The Movement for Black Lives platform reads, in part:
“Together, we demand an end to the wars against Black people. We demand that the government repair the harms that have been done to Black communities in the form of reparations and targeted long-term investments. We also demand a defunding of the systems and institutions that criminalize and cage us. This document articulates our vision of a fundamentally different world. However, we recognize the need to include policies that address the immediate suffering of Black people. …
“We recognize that not all of our collective needs and visions can be translated into policy, but we understand that policy change is one of many tactics necessary to move us towards the world we envision. We have come together now because we believe it is time to forge a new covenant.”
The six core demands of the Platform are:
1. End the war on Black people: We demand an end to the war against Black people. Since this country’s inception there have been named and unnamed wars on our communities. We demand an end to the criminalization, incarceration, and killing of our people.

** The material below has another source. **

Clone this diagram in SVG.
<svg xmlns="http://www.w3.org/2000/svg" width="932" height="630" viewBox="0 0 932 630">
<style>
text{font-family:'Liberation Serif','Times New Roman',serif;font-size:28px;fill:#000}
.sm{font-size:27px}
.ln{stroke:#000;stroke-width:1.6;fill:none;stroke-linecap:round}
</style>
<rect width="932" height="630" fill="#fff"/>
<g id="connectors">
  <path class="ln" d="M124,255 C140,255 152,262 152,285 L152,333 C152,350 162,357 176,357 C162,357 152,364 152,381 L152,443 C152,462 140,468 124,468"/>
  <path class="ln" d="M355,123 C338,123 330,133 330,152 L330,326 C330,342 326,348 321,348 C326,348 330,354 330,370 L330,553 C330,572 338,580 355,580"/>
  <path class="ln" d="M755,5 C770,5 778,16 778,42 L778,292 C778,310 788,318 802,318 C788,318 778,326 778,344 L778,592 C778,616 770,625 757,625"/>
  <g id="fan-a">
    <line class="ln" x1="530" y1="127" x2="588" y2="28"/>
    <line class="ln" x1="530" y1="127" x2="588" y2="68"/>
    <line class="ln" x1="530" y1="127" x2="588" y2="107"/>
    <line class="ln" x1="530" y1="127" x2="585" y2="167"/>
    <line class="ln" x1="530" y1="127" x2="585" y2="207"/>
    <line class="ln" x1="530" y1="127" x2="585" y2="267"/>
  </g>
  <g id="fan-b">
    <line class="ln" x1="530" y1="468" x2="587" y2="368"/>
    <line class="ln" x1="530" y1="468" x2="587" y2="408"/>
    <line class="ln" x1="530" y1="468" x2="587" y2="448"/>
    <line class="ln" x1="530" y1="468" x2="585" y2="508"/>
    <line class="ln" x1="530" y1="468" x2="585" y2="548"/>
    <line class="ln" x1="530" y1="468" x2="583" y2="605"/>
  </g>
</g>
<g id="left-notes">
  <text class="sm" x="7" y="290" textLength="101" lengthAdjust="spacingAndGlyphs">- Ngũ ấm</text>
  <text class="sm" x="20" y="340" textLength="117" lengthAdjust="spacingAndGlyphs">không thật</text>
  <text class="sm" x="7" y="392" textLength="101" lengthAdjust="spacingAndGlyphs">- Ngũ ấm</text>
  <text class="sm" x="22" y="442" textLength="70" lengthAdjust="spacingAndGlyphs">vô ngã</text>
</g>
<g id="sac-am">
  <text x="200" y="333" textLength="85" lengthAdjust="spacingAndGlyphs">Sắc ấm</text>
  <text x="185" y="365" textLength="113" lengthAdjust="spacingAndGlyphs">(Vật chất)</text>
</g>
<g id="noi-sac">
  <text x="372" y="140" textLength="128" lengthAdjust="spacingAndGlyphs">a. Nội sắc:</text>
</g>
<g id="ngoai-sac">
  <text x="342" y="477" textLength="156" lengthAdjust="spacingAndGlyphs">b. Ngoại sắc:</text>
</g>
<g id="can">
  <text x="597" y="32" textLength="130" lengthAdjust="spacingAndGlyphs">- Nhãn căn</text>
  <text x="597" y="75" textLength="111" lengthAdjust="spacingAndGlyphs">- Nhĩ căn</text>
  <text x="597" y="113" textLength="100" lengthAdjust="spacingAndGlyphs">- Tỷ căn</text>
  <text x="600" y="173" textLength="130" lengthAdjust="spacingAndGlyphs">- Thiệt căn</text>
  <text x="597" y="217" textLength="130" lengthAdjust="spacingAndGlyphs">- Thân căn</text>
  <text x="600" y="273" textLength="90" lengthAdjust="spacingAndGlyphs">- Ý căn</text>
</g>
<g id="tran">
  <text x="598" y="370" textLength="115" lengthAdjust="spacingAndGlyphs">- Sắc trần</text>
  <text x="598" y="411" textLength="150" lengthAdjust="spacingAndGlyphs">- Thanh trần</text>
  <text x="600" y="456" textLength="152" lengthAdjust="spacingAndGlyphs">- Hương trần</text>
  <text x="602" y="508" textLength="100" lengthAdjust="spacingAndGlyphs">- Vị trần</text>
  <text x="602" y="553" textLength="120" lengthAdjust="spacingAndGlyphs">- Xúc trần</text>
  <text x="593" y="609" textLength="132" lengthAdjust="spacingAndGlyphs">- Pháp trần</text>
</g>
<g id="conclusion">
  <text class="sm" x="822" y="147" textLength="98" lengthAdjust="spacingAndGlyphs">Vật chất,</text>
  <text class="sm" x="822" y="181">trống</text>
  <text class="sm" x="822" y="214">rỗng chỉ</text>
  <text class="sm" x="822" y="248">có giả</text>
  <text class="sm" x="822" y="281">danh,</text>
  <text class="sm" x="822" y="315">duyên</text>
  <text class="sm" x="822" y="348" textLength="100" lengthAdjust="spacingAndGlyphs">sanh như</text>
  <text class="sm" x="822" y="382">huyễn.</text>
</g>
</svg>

2. Reparations: We demand reparations for past and continuing harms. The government, responsible corporations and other institutions that have profited off of the harm they have inflicted on Black people—from colonialism to slavery through food and housing redlining, mass incarceration, and surveillance—must repair the harm done.
3. Divest-Invest: We demand investments in the education, health and safety of Black people, instead of investments in the criminalizing, caging, and harming of Black people. We want investments in Black communities, determined by Black communities, and divestment from exploitative forces including prisons, fossil fuels, police, surveillance and exploitative corporations.

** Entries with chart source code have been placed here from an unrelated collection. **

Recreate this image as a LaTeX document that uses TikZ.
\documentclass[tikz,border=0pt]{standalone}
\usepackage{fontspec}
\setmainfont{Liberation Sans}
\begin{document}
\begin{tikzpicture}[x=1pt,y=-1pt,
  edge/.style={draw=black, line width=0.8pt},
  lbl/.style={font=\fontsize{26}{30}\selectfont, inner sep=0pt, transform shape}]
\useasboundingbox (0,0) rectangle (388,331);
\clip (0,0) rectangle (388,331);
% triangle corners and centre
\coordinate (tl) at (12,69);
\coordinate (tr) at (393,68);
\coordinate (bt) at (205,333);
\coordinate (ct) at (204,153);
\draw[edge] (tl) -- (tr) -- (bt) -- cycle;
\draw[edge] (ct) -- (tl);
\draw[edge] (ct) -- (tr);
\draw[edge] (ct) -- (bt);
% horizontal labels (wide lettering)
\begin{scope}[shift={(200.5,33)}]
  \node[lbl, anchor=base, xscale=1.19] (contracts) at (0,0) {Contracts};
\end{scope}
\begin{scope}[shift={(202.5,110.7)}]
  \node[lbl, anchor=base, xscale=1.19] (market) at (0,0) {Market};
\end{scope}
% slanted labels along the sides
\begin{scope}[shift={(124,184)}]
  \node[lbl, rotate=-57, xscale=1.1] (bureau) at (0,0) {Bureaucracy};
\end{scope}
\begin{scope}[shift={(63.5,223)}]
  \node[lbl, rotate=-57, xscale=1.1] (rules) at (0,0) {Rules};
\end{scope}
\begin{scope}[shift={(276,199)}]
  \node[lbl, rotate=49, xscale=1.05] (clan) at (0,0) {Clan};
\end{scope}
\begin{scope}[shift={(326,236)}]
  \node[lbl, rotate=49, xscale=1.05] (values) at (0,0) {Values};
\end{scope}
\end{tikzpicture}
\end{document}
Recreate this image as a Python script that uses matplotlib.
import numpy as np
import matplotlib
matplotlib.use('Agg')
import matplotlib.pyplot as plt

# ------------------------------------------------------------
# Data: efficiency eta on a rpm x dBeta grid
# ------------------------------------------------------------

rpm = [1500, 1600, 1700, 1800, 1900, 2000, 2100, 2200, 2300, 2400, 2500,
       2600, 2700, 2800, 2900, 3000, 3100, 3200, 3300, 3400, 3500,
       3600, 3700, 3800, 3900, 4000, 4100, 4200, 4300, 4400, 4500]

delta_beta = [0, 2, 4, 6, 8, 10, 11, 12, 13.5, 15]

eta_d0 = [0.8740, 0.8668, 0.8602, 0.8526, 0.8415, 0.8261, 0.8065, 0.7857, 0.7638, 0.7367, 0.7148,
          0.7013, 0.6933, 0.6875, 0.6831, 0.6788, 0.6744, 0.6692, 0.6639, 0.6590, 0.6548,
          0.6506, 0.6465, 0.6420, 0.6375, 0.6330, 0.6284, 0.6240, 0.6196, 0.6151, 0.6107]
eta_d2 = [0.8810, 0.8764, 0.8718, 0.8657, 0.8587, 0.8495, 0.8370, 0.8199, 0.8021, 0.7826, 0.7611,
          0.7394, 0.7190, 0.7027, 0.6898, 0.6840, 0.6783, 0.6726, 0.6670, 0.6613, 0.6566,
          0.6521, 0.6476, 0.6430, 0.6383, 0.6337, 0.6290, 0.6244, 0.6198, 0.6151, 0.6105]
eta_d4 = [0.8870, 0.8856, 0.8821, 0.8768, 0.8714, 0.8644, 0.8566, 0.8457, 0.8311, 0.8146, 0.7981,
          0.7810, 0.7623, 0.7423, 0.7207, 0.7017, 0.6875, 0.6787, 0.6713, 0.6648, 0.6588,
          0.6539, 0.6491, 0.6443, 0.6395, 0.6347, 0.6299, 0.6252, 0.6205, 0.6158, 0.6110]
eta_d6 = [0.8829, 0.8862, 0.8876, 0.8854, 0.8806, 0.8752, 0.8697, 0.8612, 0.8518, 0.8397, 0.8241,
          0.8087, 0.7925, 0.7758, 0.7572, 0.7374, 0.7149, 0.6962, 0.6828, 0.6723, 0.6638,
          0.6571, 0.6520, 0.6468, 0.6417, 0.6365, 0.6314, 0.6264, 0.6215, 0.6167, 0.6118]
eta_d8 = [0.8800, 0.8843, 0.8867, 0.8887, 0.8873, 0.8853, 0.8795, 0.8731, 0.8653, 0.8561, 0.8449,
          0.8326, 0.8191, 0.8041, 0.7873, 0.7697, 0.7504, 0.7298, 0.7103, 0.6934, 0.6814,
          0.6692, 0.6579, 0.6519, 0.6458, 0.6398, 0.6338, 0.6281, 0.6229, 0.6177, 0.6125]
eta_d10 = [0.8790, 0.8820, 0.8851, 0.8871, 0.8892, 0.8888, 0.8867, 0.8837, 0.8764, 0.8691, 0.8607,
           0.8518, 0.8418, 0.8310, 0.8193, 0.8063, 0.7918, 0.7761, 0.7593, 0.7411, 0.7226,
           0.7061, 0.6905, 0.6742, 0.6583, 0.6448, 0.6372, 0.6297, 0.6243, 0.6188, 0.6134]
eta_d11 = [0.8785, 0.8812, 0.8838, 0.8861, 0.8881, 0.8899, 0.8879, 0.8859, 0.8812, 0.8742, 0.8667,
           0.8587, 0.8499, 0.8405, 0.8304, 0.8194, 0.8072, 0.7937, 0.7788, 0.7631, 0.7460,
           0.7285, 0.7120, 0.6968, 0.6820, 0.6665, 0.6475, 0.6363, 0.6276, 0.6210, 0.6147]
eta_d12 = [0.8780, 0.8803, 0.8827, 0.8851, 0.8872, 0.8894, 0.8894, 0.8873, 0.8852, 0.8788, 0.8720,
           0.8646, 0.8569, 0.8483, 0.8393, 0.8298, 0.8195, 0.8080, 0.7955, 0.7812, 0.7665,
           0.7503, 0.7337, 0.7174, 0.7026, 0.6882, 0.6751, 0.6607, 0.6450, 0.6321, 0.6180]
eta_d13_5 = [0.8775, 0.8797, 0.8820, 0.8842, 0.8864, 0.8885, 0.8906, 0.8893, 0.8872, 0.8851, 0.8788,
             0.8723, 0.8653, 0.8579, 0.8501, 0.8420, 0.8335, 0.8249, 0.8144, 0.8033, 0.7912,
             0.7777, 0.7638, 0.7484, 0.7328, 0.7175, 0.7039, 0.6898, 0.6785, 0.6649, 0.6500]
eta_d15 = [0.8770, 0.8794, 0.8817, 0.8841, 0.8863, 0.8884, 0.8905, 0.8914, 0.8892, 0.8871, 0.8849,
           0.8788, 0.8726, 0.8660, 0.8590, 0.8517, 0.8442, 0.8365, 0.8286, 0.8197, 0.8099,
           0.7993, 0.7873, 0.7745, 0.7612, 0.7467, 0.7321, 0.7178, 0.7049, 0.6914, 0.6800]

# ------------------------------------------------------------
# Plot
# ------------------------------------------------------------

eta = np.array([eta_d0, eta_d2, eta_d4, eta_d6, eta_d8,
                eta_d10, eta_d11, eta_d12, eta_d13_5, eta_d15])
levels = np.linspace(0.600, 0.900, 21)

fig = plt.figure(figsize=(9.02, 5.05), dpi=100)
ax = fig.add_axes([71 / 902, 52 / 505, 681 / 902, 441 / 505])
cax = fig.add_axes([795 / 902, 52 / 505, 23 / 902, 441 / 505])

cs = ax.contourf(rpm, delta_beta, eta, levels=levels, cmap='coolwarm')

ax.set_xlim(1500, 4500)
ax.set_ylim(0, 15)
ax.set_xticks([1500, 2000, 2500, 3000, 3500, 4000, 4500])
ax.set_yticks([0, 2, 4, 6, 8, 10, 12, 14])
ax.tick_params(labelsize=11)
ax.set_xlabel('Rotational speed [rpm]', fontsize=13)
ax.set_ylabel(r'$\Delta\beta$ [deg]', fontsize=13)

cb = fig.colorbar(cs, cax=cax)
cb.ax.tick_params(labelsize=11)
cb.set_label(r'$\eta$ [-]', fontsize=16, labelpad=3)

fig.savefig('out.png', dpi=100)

4. Economic justice: We demand economic justice for all and a reconstruction of the economy to ensure Black communities have collective ownership, not merely access.
5. Community Control: We demand a world where those most impacted in our communities control the laws, institutions, and policies that are meant to serve us—from our schools to our local budgets, economies, police departments, and our land—while recognizing that the rights and histories of our Indigenous family must also be respected.
6. Political power: We demand independent Black political power and Black self-determination in all areas of society. We envision a remaking of the current U.S. political system in order to create a real democracy where Black people and all marginalized people can effectively exercise full political power.